→ Recorded data
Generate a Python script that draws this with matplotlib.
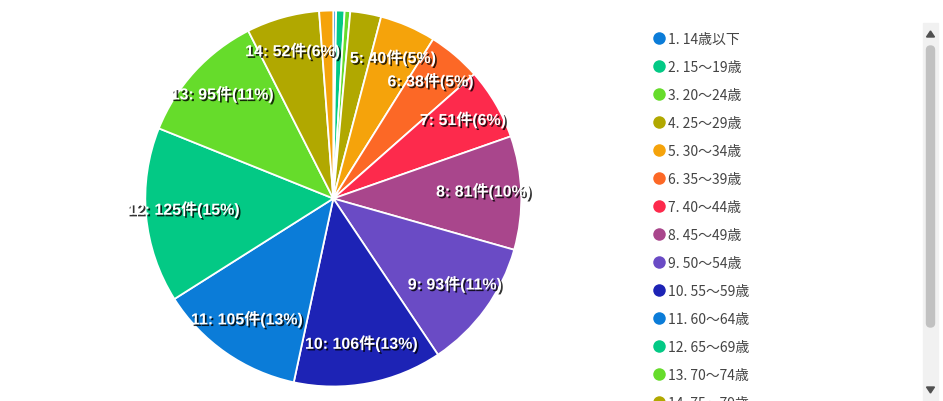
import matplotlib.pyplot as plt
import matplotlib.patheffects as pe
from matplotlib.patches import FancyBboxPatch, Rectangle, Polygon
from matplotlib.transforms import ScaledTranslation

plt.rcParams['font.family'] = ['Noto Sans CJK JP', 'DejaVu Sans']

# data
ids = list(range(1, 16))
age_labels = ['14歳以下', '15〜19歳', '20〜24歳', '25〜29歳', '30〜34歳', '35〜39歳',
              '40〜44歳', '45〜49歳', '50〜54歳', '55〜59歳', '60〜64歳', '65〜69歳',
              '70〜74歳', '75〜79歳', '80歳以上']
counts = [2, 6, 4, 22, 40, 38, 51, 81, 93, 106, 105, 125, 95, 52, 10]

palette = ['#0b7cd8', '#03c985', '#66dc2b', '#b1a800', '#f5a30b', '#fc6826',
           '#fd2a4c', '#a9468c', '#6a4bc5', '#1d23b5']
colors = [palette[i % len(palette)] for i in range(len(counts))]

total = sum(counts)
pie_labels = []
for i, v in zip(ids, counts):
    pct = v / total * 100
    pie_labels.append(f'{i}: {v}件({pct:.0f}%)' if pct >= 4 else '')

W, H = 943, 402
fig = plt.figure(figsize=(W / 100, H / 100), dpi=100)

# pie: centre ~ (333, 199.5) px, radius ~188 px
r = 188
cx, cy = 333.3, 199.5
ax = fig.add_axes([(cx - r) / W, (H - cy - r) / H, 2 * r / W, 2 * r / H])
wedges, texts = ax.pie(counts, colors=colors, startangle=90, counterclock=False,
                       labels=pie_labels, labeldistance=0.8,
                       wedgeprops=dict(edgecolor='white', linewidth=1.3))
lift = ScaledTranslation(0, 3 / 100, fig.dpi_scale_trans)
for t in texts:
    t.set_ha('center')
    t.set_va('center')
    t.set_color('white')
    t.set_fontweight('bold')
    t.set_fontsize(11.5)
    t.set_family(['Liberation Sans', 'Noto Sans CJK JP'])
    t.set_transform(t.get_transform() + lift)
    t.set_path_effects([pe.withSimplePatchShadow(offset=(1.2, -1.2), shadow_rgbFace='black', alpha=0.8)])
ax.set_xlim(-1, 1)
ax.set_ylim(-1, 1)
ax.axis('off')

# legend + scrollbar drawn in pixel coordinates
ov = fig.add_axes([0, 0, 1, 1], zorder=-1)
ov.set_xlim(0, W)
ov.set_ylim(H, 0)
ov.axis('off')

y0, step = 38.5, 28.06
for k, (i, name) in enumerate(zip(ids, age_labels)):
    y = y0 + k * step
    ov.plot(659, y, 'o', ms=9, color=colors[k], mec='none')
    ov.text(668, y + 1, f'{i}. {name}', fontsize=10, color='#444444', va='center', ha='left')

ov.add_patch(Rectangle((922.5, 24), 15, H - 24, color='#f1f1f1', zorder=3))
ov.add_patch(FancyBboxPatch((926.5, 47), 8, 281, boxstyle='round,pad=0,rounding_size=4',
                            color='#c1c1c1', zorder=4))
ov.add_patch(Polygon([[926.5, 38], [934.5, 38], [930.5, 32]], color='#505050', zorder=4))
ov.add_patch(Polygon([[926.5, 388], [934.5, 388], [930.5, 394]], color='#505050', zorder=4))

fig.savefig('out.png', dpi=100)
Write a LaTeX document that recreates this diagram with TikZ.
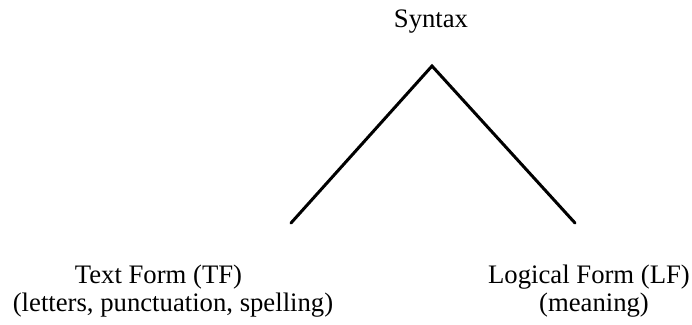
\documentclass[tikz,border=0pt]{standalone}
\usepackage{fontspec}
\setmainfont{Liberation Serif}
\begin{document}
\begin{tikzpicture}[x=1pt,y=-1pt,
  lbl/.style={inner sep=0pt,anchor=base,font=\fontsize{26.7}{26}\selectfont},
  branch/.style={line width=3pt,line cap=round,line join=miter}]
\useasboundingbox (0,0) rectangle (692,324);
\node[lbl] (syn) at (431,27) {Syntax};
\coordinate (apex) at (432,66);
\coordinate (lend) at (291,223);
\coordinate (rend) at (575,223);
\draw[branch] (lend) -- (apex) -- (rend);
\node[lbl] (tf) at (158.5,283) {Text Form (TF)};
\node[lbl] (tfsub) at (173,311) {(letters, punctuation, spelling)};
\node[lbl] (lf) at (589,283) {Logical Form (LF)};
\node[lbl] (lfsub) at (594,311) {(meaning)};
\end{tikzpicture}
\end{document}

→ Direction
Give again, please, precisely the lines that begin the records and run through the line with "ov.axis('off')" in it, keeping both end lines and dropping any pictures.

→ Result of this exercise
Generate a Python script that draws this with matplotlib.
import matplotlib.pyplot as plt
import matplotlib.patheffects as pe
from matplotlib.patches import FancyBboxPatch, Rectangle, Polygon
from matplotlib.transforms import ScaledTranslation

plt.rcParams['font.family'] = ['Noto Sans CJK JP', 'DejaVu Sans']

# data
ids = list(range(1, 16))
age_labels = ['14歳以下', '15〜19歳', '20〜24歳', '25〜29歳', '30〜34歳', '35〜39歳',
              '40〜44歳', '45〜49歳', '50〜54歳', '55〜59歳', '60〜64歳', '65〜69歳',
              '70〜74歳', '75〜79歳', '80歳以上']
counts = [2, 6, 4, 22, 40, 38, 51, 81, 93, 106, 105, 125, 95, 52, 10]

palette = ['#0b7cd8', '#03c985', '#66dc2b', '#b1a800', '#f5a30b', '#fc6826',
           '#fd2a4c', '#a9468c', '#6a4bc5', '#1d23b5']
colors = [palette[i % len(palette)] for i in range(len(counts))]

total = sum(counts)
pie_labels = []
for i, v in zip(ids, counts):
    pct = v / total * 100
    pie_labels.append(f'{i}: {v}件({pct:.0f}%)' if pct >= 4 else '')

W, H = 943, 402
fig = plt.figure(figsize=(W / 100, H / 100), dpi=100)

# pie: centre ~ (333, 199.5) px, radius ~188 px
r = 188
cx, cy = 333.3, 199.5
ax = fig.add_axes([(cx - r) / W, (H - cy - r) / H, 2 * r / W, 2 * r / H])
wedges, texts = ax.pie(counts, colors=colors, startangle=90, counterclock=False,
                       labels=pie_labels, labeldistance=0.8,
                       wedgeprops=dict(edgecolor='white', linewidth=1.3))
lift = ScaledTranslation(0, 3 / 100, fig.dpi_scale_trans)
for t in texts:
    t.set_ha('center')
    t.set_va('center')
    t.set_color('white')
    t.set_fontweight('bold')
    t.set_fontsize(11.5)
    t.set_family(['Liberation Sans', 'Noto Sans CJK JP'])
    t.set_transform(t.get_transform() + lift)
    t.set_path_effects([pe.withSimplePatchShadow(offset=(1.2, -1.2), shadow_rgbFace='black', alpha=0.8)])
ax.set_xlim(-1, 1)
ax.set_ylim(-1, 1)
ax.axis('off')

# legend + scrollbar drawn in pixel coordinates
ov = fig.add_axes([0, 0, 1, 1], zorder=-1)
ov.set_xlim(0, W)
ov.set_ylim(H, 0)
ov.axis('off')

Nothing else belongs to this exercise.